Hedef; sektörel nitelikleri bulunan mezunlar yetişmesine katkıda bulunmak
Yaptıkları çalışmalarda karşılaştıkları derslerin sayısı ve çokluğu karşısında büyük şaşkınlık geçirdiklerini vurgulayan Zafer Acar, sonuç olarak karşılarına yeterli şekilde donatılmadığı için işsizlik problemi çeken gençler ile kendilerini geleceğe taşıyacak çalışanları bulamayan işletmeler çıktığını söylüyor.
Böyle bir durum tespiti karşısında Uluslararası Nakliyeciler Derneği (UND) girişimiyle konuyla ilgili akademik ve uzman personelin yer aldığı bir çalışma grubu toplandığını aktaran Acar, ULAKDER’in kuruluşu ile ilgili şu bilgileri veriyor: “Bu çalışma grubunun çekirdeği benim dışımda Yrd. Doç. Dr. Halim Yurdakul, Yrd. Doç. Dr. Özgür Karagülle ve UND İcra Kurulu Üyesi Evren Bingöl’den oluşturmakla birlikte zaman zaman sektörel ve akademik diğer uzmanlar da çalışmalarımıza katıldı. Bu grup öncelikle mevcut tüm yüksekokul ve üniversitelerdeki müfredatı inceledi. Ortak ve ayrışan dersleri ortaya çıkarttı. Buna eş zamanlı olarak yurtdışındaki okulların mevzuatını da inceledi. Çalışmalarımız esnasında hem kamu hem de vakıf üniversitelerini aynı amaca hizmet eden bir müfredat çerçevesinde toplamanın zorluğunu fark ettik. Üstelik hoca nitelik ve niceliği açısından da bir düzenleme yapılması gerektiği ortadaydı. Bir grup çalışmasının ardından sektörel beklentileri içeren müfredat ve yetkinlikler konusuna vurgu yapan bir deklarasyon yayınlamak işin en kolay tarafıydı. Ancak biz stratejik ve vizyoner bir yaklaşımla zor olanı seçtik. Böylece ULAKDER inisiyatifi olarak altına imza attığımız davet mektubu ile kurmaya karar verdiğimiz bu derneğe katkıda bulanabileceğine inandığımız uzmanları ve akademisyenleri kurucu üye olmaya davet ettik. Yaptığımız ilk toplantıya gelen davetliler vizyonumuzu heyecanla benimsediler ve kurucu üye olarak kuruluş belgesine imza attılar. Bunlar arasında UND Yönetim Kurulu Başkanı Çetin Nuhoğlu, İcra Kurulu Başkanı Fatih Şener, Prof.Dr. Oktay Alnıak, Cem Kumuk, Emre Cevdet Çizmecioğlu, Elçin Çakmak Eraraslan, Yrd. Doç. Dr. Kenan Dinç, Yrd. Doç. Dr. A. Murat Köseoğlu ve Muammer Ünlü bulunuyor.”
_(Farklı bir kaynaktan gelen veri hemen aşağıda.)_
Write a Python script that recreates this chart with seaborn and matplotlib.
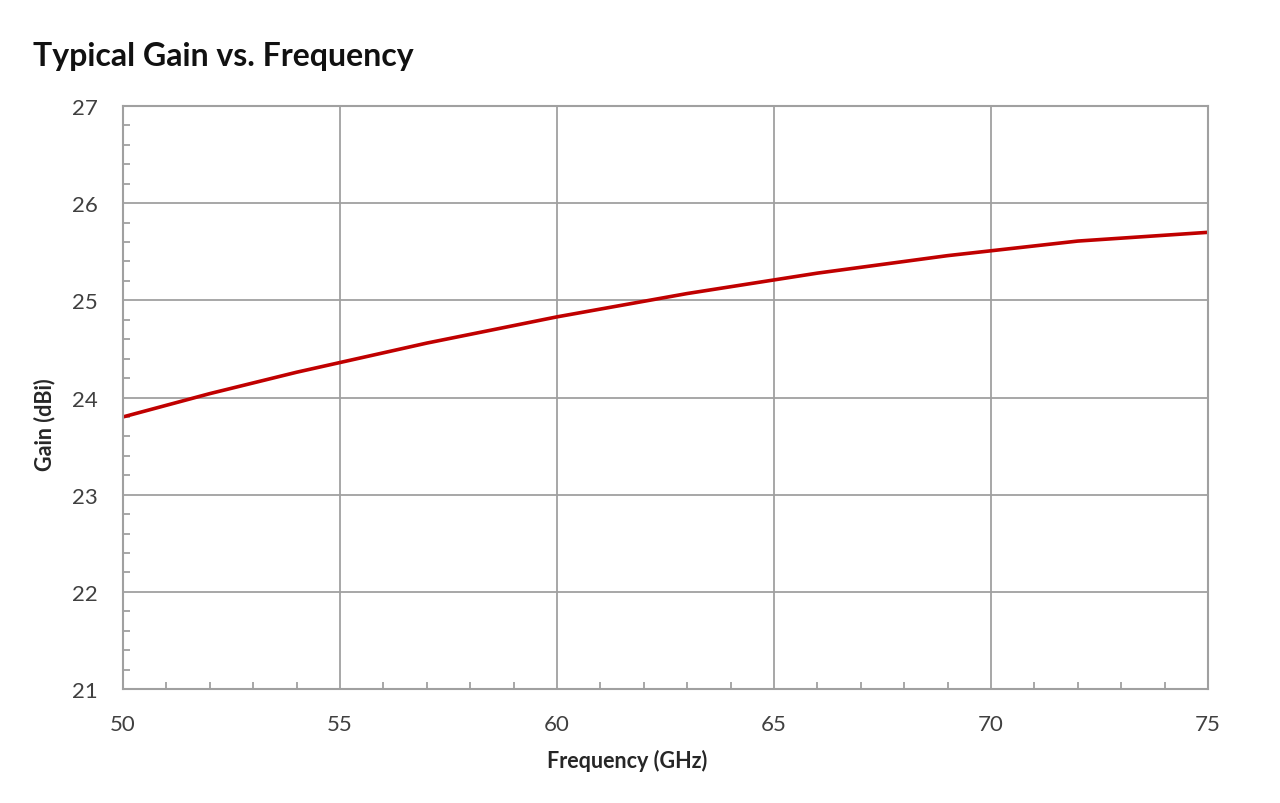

ULAKDER’in ulusal ve uluslararası gelişmeler çerçevesinde lojistik sektöründeki ve bilim dalındaki gelişmeleri göz önünde bulundurarak güçlü sektörel nitelikleri bulunan mezunlar yetişmesine katkıda bulunmayı amaçladığını vurgulayan Acar, bu amaca erişmek için lojistik ve taşımacılık eğitimi veren kurumların eğitim-öğretim, araştırma-geliştirme ve idari hizmetler açısından akredite edilerek, belli kalite standartlarının üzerine çıkartılmasının sağlanacağı bilgisini aktarıyor. “Böylece sektörel açıdan güncel ve gelişmekte olan teknolojileri kavrayan, araştırma temeline dayalı bilgi ve beceri ile donatılmış, etik ilke ve tutuma sahip, yaşam boyu öğrenmeyi ilke edinmiş nitelikli ulaştırma ve lojistik uzmanları yetiştirilerek toplum refahının ileri götürülmesine katkı sağlanabilecek. Dolayısıyla bu girişim, hem mezunlar hem de sektör açısından fayda sağlayacak bir hareket” diyen Acar, bu sayede eğitim veren kurumların da uluslararası alanda rekabet edebilir seviyeye gelebileceklerinin altını çiziyor.